(begin)
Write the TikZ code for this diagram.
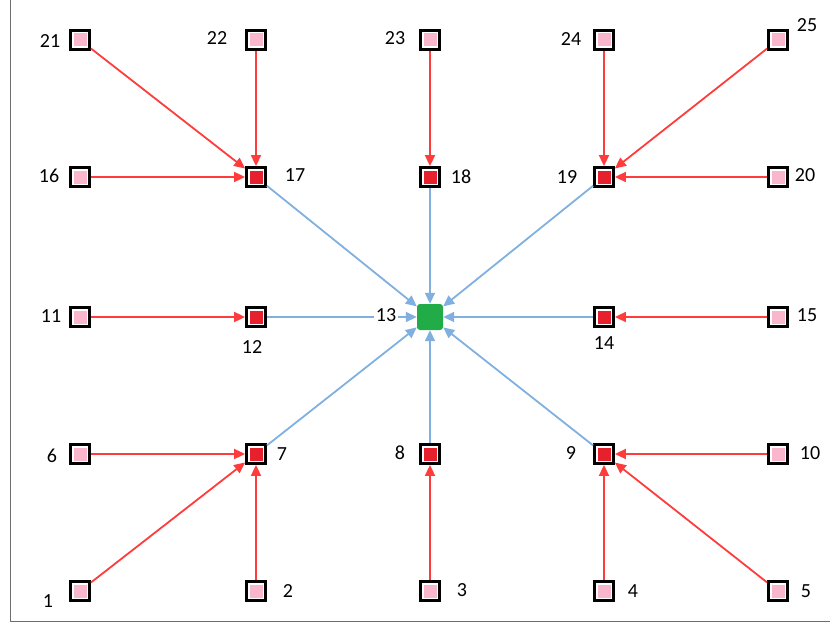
\documentclass[tikz,border=0pt]{standalone}
\usepackage{fontspec}
\setmainfont{Carlito}
\usetikzlibrary{arrows.meta}
\definecolor{cellpink}{RGB}{249,182,205}
\definecolor{hubred}{RGB}{230,32,45}
\definecolor{feedred}{RGB}{255,60,60}
\definecolor{linkblue}{RGB}{128,176,224}
\definecolor{sinkgreen}{RGB}{34,172,72}
\definecolor{framegray}{RGB}{110,110,110}

\tikzset{
  cell/.style={draw=black,line width=2.8pt,minimum size=19pt,inner sep=0pt,
    path picture={\fill[white] (path picture bounding box.south west) rectangle (path picture bounding box.north east);
      \fill[#1] ([shift={(3pt,3pt)}]path picture bounding box.south west) rectangle ([shift={(-3pt,-3pt)}]path picture bounding box.north east);}},
  cell/.default=cellpink,
  hub/.style={cell=hubred},
  sink/.style={fill=sinkgreen,minimum size=26pt,inner sep=0pt,rounded corners=3pt},
  lbl/.style={font=\fontsize{20}{24}\selectfont,inner sep=1.5pt,fill=white},
  feed/.style={-{Triangle[length=11pt,width=10pt]},feedred,line width=1.8pt},
  link/.style={-{Triangle[length=11pt,width=10pt]},linkblue,line width=1.8pt}
}

\begin{document}
\begin{tikzpicture}[x=1pt,y=-1pt]
  \useasboundingbox (0,0) rectangle (830,623);
  % frame
  \draw[framegray,line width=1pt] (10,0) -- (10,621) -- (830,621);

  % outer cells
  \node[cell] (n21) at (80,40) {};
  \node[cell] (n22) at (256,40) {};
  \node[cell] (n23) at (430,40) {};
  \node[cell] (n24) at (604,40) {};
  \node[cell] (n25) at (778,40) {};
  \node[cell] (n16) at (80,177) {};
  \node[cell] (n20) at (778,177) {};
  \node[cell] (n11) at (80,317) {};
  \node[cell] (n15) at (778,317) {};
  \node[cell] (n6) at (80,454) {};
  \node[cell] (n10) at (778,454) {};
  \node[cell] (n1) at (80,591) {};
  \node[cell] (n2) at (256,591) {};
  \node[cell] (n3) at (430,591) {};
  \node[cell] (n4) at (604,591) {};
  \node[cell] (n5) at (778,591) {};

  % inner ring
  \node[hub] (n17) at (256,177) {};
  \node[hub] (n18) at (430,177) {};
  \node[hub] (n19) at (604,177) {};
  \node[hub] (n12) at (256,317) {};
  \node[hub] (n14) at (604,317) {};
  \node[hub] (n7) at (256,454) {};
  \node[hub] (n8) at (430,454) {};
  \node[hub] (n9) at (604,454) {};

  % centre
  \node[sink] (n13) at (430,317) {};

  % feeders into the ring
  \draw[feed] (n21) -- (n17);
  \draw[feed] (n22) -- (n17);
  \draw[feed] (n16) -- (n17);
  \draw[feed] (n23) -- (n18);
  \draw[feed] (n24) -- (n19);
  \draw[feed] (n25) -- (n19);
  \draw[feed] (n20) -- (n19);
  \draw[feed] (n11) -- (n12);
  \draw[feed] (n15) -- (n14);
  \draw[feed] (n6) -- (n7);
  \draw[feed] (n1) -- (n7);
  \draw[feed] (n2) -- (n7);
  \draw[feed] (n3) -- (n8);
  \draw[feed] (n4) -- (n9);
  \draw[feed] (n5) -- (n9);
  \draw[feed] (n10) -- (n9);

  % ring into the centre
  \foreach \h in {17,18,19,12,14,7,8,9}
    \draw[link] (n\h) -- (n13);

  % labels
  \node[lbl] (l21) at (50,41) {21};
  \node[lbl] (l22) at (217,38) {22};
  \node[lbl] (l23) at (395,38) {23};
  \node[lbl] (l24) at (571,39) {24};
  \node[lbl] (l25) at (807,25) {25};
  \node[lbl] (l16) at (49,176) {16};
  \node[lbl] (l17) at (295,175) {17};
  \node[lbl] (l18) at (461,177) {18};
  \node[lbl] (l19) at (567,177) {19};
  \node[lbl] (l20) at (805,175) {20};
  \node[lbl] (l11) at (51,316) {11};
  \node[lbl] (l12) at (252,347) {12};
  \node[lbl] (l13) at (386,315) {13};
  \node[lbl] (l14) at (604,343) {14};
  \node[lbl] (l15) at (807,315) {15};
  \node[lbl] (l6) at (52,456) {6};
  \node[lbl] (l7) at (282,454) {7};
  \node[lbl] (l8) at (400,453) {8};
  \node[lbl] (l9) at (571,453) {9};
  \node[lbl] (l10) at (810,453) {10};
  \node[lbl] (l1) at (48,601) {1};
  \node[lbl] (l2) at (288,591) {2};
  \node[lbl] (l3) at (462,590) {3};
  \node[lbl] (l4) at (633,591) {4};
  \node[lbl] (l5) at (806,591) {5};
\end{tikzpicture}
\end{document}
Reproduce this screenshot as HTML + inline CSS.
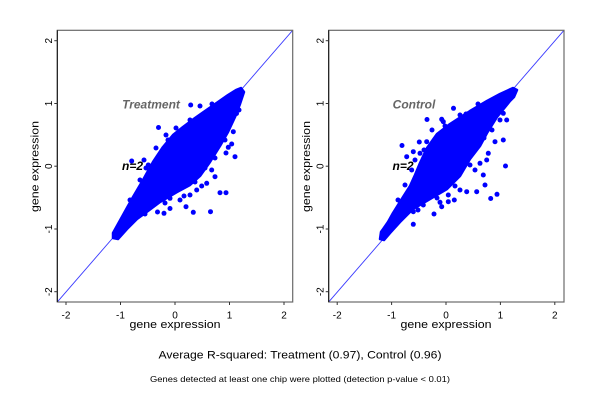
<!DOCTYPE html>
<html><head><meta charset="utf-8"><style>
html,body{margin:0;padding:0;background:#fff;}
svg{display:block;font-family:"Liberation Sans",Arial,sans-serif;}
</style></head><body>
<svg width="600" height="400" viewBox="0 0 600 400" xmlns="http://www.w3.org/2000/svg">
<rect width="600" height="400" fill="#fff"/>
<defs>
<clipPath id="c1"><rect x="57.3" y="30.3" width="235.4" height="271.7"/></clipPath>
<clipPath id="c2"><rect x="328.7" y="30.3" width="235.3" height="271.7"/></clipPath>
</defs>

<!-- LEFT PANEL -->
<g font-weight="bold" font-style="italic" font-size="12">
<text x="151" y="108.5" text-anchor="middle" fill="#666">Treatment</text>
<text x="122" y="170" fill="#000">n=2</text>
</g>
<g clip-path="url(#c1)">
<line x1="57.3" y1="302" x2="292.7" y2="30.3" stroke="#3a3aff" stroke-width="0.9"/>
<polygon fill="#0000ff" stroke="#0000ff" stroke-width="2.5" stroke-linejoin="round" points="113,238 113,233 123,215 133,197 143,180 153,162 163,147 173,135 183,127 195,118 205,111 218,102 228,95 236,90 241,88 244,92 240,104 235,117 228,132 220,146 210,162 200,176 190,185 177,192 160,202 148,211 137,219 127,229 118,239"/>
<g fill="#0000ff">
<circle cx="190.7" cy="105" r="2.5"/><circle cx="200" cy="106" r="2.5"/><circle cx="158.5" cy="127.5" r="2.5"/>
<circle cx="131.7" cy="161" r="2.5"/><circle cx="144" cy="160" r="2.5"/><circle cx="148.3" cy="165" r="2.5"/>
<circle cx="235" cy="156.7" r="2.5"/><circle cx="226" cy="153" r="2.5"/><circle cx="231.7" cy="144" r="2.5"/>
<circle cx="228.3" cy="147.3" r="2.5"/><circle cx="220" cy="192.7" r="2.5"/><circle cx="226" cy="192.7" r="2.5"/>
<circle cx="210.5" cy="211.7" r="2.5"/><circle cx="193.3" cy="212.3" r="2.5"/><circle cx="164" cy="213.3" r="2.5"/>
<circle cx="157.5" cy="212" r="2.5"/><circle cx="170" cy="208.5" r="2.5"/><circle cx="186" cy="206.7" r="2.5"/>
<circle cx="201.7" cy="186" r="2.5"/><circle cx="206.7" cy="183.3" r="2.5"/><circle cx="215" cy="176.7" r="2.5"/>
<circle cx="211.7" cy="170" r="2.5"/><circle cx="236.5" cy="113.5" r="2.5"/><circle cx="233.3" cy="131.7" r="2.5"/>
<circle cx="228.3" cy="126.7" r="2.5"/><circle cx="180" cy="200" r="2.5"/><circle cx="190" cy="195" r="2.5"/>
<circle cx="196.7" cy="190" r="2.5"/><circle cx="176.7" cy="190" r="2.5"/><circle cx="160" cy="200" r="2.5"/>
<circle cx="150" cy="203.3" r="2.5"/><circle cx="170" cy="198.3" r="2.5"/>
<circle cx="176" cy="128" r="2.5"/><circle cx="166" cy="135" r="2.5"/><circle cx="156" cy="148" r="2.5"/>
<circle cx="146" cy="168" r="2.5"/><circle cx="140" cy="180" r="2.5"/><circle cx="130" cy="200" r="2.5"/>
<circle cx="190" cy="120" r="2.5"/><circle cx="212" cy="104" r="2.5"/><circle cx="222" cy="138" r="2.5"/>
<circle cx="205" cy="168" r="2.5"/><circle cx="184" cy="196" r="2.5"/><circle cx="140" cy="214" r="2.5"/>
<circle cx="125" cy="222" r="2.5"/><circle cx="135" cy="205" r="2.5"/><circle cx="152" cy="170" r="2.5"/>
<circle cx="168" cy="140" r="2.5"/><circle cx="180" cy="131" r="2.5"/><circle cx="203" cy="115" r="2.5"/>
<circle cx="239" cy="110" r="2.5"/><circle cx="225" cy="140" r="2.5"/><circle cx="215" cy="158" r="2.5"/>
<circle cx="195" cy="182" r="2.5"/><circle cx="165" cy="203" r="2.5"/><circle cx="145" cy="214" r="2.5"/>
</g>
</g>
<rect x="57.3" y="30.3" width="235.4" height="271.7" fill="none" stroke="#6a6a6a" stroke-width="1.2"/>
<line x1="57.3" y1="30.3" x2="57.3" y2="302" stroke="#111" stroke-width="1"/>
<g stroke="#333" stroke-width="1">
<line x1="66" y1="302" x2="66" y2="305"/><line x1="120.5" y1="302" x2="120.5" y2="305"/><line x1="175" y1="302" x2="175" y2="305"/><line x1="229.5" y1="302" x2="229.5" y2="305"/><line x1="284" y1="302" x2="284" y2="305"/>
<line x1="54.3" y1="40.7" x2="57.3" y2="40.7"/><line x1="54.3" y1="103.5" x2="57.3" y2="103.5"/><line x1="54.3" y1="166.2" x2="57.3" y2="166.2"/><line x1="54.3" y1="229" x2="57.3" y2="229"/><line x1="54.3" y1="291.7" x2="57.3" y2="291.7"/>
</g>
<g font-size="10" fill="#000" text-anchor="middle">
<text x="66" y="318.5">-2</text><text x="120.5" y="318.5">-1</text><text x="175" y="318.5">0</text><text x="229.5" y="318.5">1</text><text x="284" y="318.5">2</text>
<text x="52" y="40.7" transform="rotate(-90 52 40.7)">2</text>
<text x="52" y="103.5" transform="rotate(-90 52 103.5)">1</text>
<text x="52" y="166.2" transform="rotate(-90 52 166.2)">0</text>
<text x="52" y="229" transform="rotate(-90 52 229)">-1</text>
<text x="52" y="291.7" transform="rotate(-90 52 291.7)">-2</text>
</g>
<text x="129.5" y="328" font-size="11" textLength="91" lengthAdjust="spacingAndGlyphs">gene expression</text>
<text x="38.5" y="212" font-size="11" textLength="91" lengthAdjust="spacingAndGlyphs" transform="rotate(-90 38.5 212)">gene expression</text>

<!-- RIGHT PANEL -->
<g font-weight="bold" font-style="italic" font-size="12">
<text x="414" y="108.5" text-anchor="middle" fill="#666">Control</text>
<text x="392.5" y="170" fill="#000">n=2</text>
</g>
<g clip-path="url(#c2)">
<line x1="328.7" y1="302" x2="564" y2="30.3" stroke="#3a3aff" stroke-width="0.9"/>
<polygon fill="#0000ff" stroke="#0000ff" stroke-width="2.5" stroke-linejoin="round" points="380,239 381,232 388,222 393,213 403,197 410,186 415,175 420,163 427,148 437,134 450,124 470,111 487,101 500,94 513,88 517,90 514,97 510,101 497,117 487,133 480,146 470,159 460,176 447,189 430,199 413,209 400,222 390,233 384,240"/>
<g fill="#0000ff">
<circle cx="453.5" cy="108.3" r="2.5"/><circle cx="427" cy="119.5" r="2.5"/><circle cx="441.7" cy="119.3" r="2.5"/>
<circle cx="443.3" cy="121.7" r="2.5"/><circle cx="402" cy="145.5" r="2.5"/><circle cx="419.3" cy="142" r="2.5"/>
<circle cx="426.7" cy="141.7" r="2.5"/><circle cx="413.3" cy="151.7" r="2.5"/><circle cx="420" cy="153.3" r="2.5"/>
<circle cx="505.5" cy="166" r="2.5"/><circle cx="503.3" cy="140" r="2.5"/><circle cx="495" cy="141.7" r="2.5"/>
<circle cx="506.7" cy="120" r="2.5"/><circle cx="503.3" cy="113.3" r="2.5"/><circle cx="483.3" cy="175" r="2.5"/>
<circle cx="485" cy="185" r="2.5"/><circle cx="476.7" cy="191.7" r="2.5"/><circle cx="497" cy="194.3" r="2.5"/>
<circle cx="490.7" cy="198.5" r="2.5"/><circle cx="466.7" cy="191.7" r="2.5"/><circle cx="460" cy="190" r="2.5"/>
<circle cx="448.3" cy="195" r="2.5"/><circle cx="448.3" cy="201.7" r="2.5"/><circle cx="440" cy="202.3" r="2.5"/>
<circle cx="434" cy="214" r="2.5"/><circle cx="441.7" cy="206.7" r="2.5"/><circle cx="423.3" cy="205" r="2.5"/>
<circle cx="411.7" cy="170" r="2.5"/><circle cx="406.7" cy="156.7" r="2.5"/><circle cx="486.7" cy="160" r="2.5"/>
<circle cx="488.3" cy="153.3" r="2.5"/><circle cx="480" cy="163.3" r="2.5"/><circle cx="413.3" cy="211.7" r="2.5"/>
<circle cx="413.3" cy="224.3" r="2.5"/><circle cx="500" cy="120" r="2.5"/><circle cx="454.3" cy="200" r="2.5"/>
<circle cx="432" cy="130" r="2.5"/><circle cx="460" cy="115" r="2.5"/><circle cx="478" cy="104" r="2.5"/>
<circle cx="415" cy="160" r="2.5"/><circle cx="405" cy="185" r="2.5"/><circle cx="398" cy="200" r="2.5"/>
<circle cx="492" cy="130" r="2.5"/><circle cx="475" cy="170" r="2.5"/><circle cx="455" cy="186" r="2.5"/>
<circle cx="395" cy="215" r="2.5"/><circle cx="408" cy="192" r="2.5"/><circle cx="424" cy="150" r="2.5"/>
<circle cx="445" cy="126" r="2.5"/><circle cx="466" cy="114" r="2.5"/><circle cx="484" cy="138" r="2.5"/>
<circle cx="470" cy="165" r="2.5"/><circle cx="437" cy="198" r="2.5"/><circle cx="418" cy="210" r="2.5"/>
</g>
</g>
<rect x="328.7" y="30.3" width="235.3" height="271.7" fill="none" stroke="#6a6a6a" stroke-width="1.2"/>
<line x1="328.7" y1="30.3" x2="328.7" y2="302" stroke="#111" stroke-width="1"/>
<g stroke="#333" stroke-width="1">
<line x1="337.2" y1="302" x2="337.2" y2="305"/><line x1="391.6" y1="302" x2="391.6" y2="305"/><line x1="446" y1="302" x2="446" y2="305"/><line x1="500.4" y1="302" x2="500.4" y2="305"/><line x1="554.8" y1="302" x2="554.8" y2="305"/>
<line x1="325.7" y1="40.7" x2="328.7" y2="40.7"/><line x1="325.7" y1="103.5" x2="328.7" y2="103.5"/><line x1="325.7" y1="166.2" x2="328.7" y2="166.2"/><line x1="325.7" y1="229" x2="328.7" y2="229"/><line x1="325.7" y1="291.7" x2="328.7" y2="291.7"/>
</g>
<g font-size="10" fill="#000" text-anchor="middle">
<text x="337.2" y="318.5">-2</text><text x="391.6" y="318.5">-1</text><text x="446" y="318.5">0</text><text x="500.4" y="318.5">1</text><text x="554.8" y="318.5">2</text>
<text x="323.4" y="40.7" transform="rotate(-90 323.4 40.7)">2</text>
<text x="323.4" y="103.5" transform="rotate(-90 323.4 103.5)">1</text>
<text x="323.4" y="166.2" transform="rotate(-90 323.4 166.2)">0</text>
<text x="323.4" y="229" transform="rotate(-90 323.4 229)">-1</text>
<text x="323.4" y="291.7" transform="rotate(-90 323.4 291.7)">-2</text>
</g>
<text x="400.5" y="328" font-size="11" textLength="91" lengthAdjust="spacingAndGlyphs">gene expression</text>
<text x="309.9" y="212" font-size="11" textLength="91" lengthAdjust="spacingAndGlyphs" transform="rotate(-90 309.9 212)">gene expression</text>

<!-- BOTTOM TEXT -->
<text x="158.5" y="358.5" font-size="11" textLength="283" lengthAdjust="spacingAndGlyphs">Average R-squared: Treatment (0.97), Control (0.96)</text>
<text x="150" y="382" font-size="8.5" textLength="300" lengthAdjust="spacingAndGlyphs">Genes detected at least one chip were plotted (detection p-value &lt; 0.01)</text>
</svg>
</body></html>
(end)
Take the lines above from the top of the records through the one with "(n5) at (778,591)" and repeat them exactly, without any pictures.

_Result of the task_:
Write the TikZ code for this diagram.
\documentclass[tikz,border=0pt]{standalone}
\usepackage{fontspec}
\setmainfont{Carlito}
\usetikzlibrary{arrows.meta}
\definecolor{cellpink}{RGB}{249,182,205}
\definecolor{hubred}{RGB}{230,32,45}
\definecolor{feedred}{RGB}{255,60,60}
\definecolor{linkblue}{RGB}{128,176,224}
\definecolor{sinkgreen}{RGB}{34,172,72}
\definecolor{framegray}{RGB}{110,110,110}

\tikzset{
  cell/.style={draw=black,line width=2.8pt,minimum size=19pt,inner sep=0pt,
    path picture={\fill[white] (path picture bounding box.south west) rectangle (path picture bounding box.north east);
      \fill[#1] ([shift={(3pt,3pt)}]path picture bounding box.south west) rectangle ([shift={(-3pt,-3pt)}]path picture bounding box.north east);}},
  cell/.default=cellpink,
  hub/.style={cell=hubred},
  sink/.style={fill=sinkgreen,minimum size=26pt,inner sep=0pt,rounded corners=3pt},
  lbl/.style={font=\fontsize{20}{24}\selectfont,inner sep=1.5pt,fill=white},
  feed/.style={-{Triangle[length=11pt,width=10pt]},feedred,line width=1.8pt},
  link/.style={-{Triangle[length=11pt,width=10pt]},linkblue,line width=1.8pt}
}

\begin{document}
\begin{tikzpicture}[x=1pt,y=-1pt]
  \useasboundingbox (0,0) rectangle (830,623);
  % frame
  \draw[framegray,line width=1pt] (10,0) -- (10,621) -- (830,621);

  % outer cells
  \node[cell] (n21) at (80,40) {};
  \node[cell] (n22) at (256,40) {};
  \node[cell] (n23) at (430,40) {};
  \node[cell] (n24) at (604,40) {};
  \node[cell] (n25) at (778,40) {};
  \node[cell] (n16) at (80,177) {};
  \node[cell] (n20) at (778,177) {};
  \node[cell] (n11) at (80,317) {};
  \node[cell] (n15) at (778,317) {};
  \node[cell] (n6) at (80,454) {};
  \node[cell] (n10) at (778,454) {};
  \node[cell] (n1) at (80,591) {};
  \node[cell] (n2) at (256,591) {};
  \node[cell] (n3) at (430,591) {};
  \node[cell] (n4) at (604,591) {};
  \node[cell] (n5) at (778,591) {};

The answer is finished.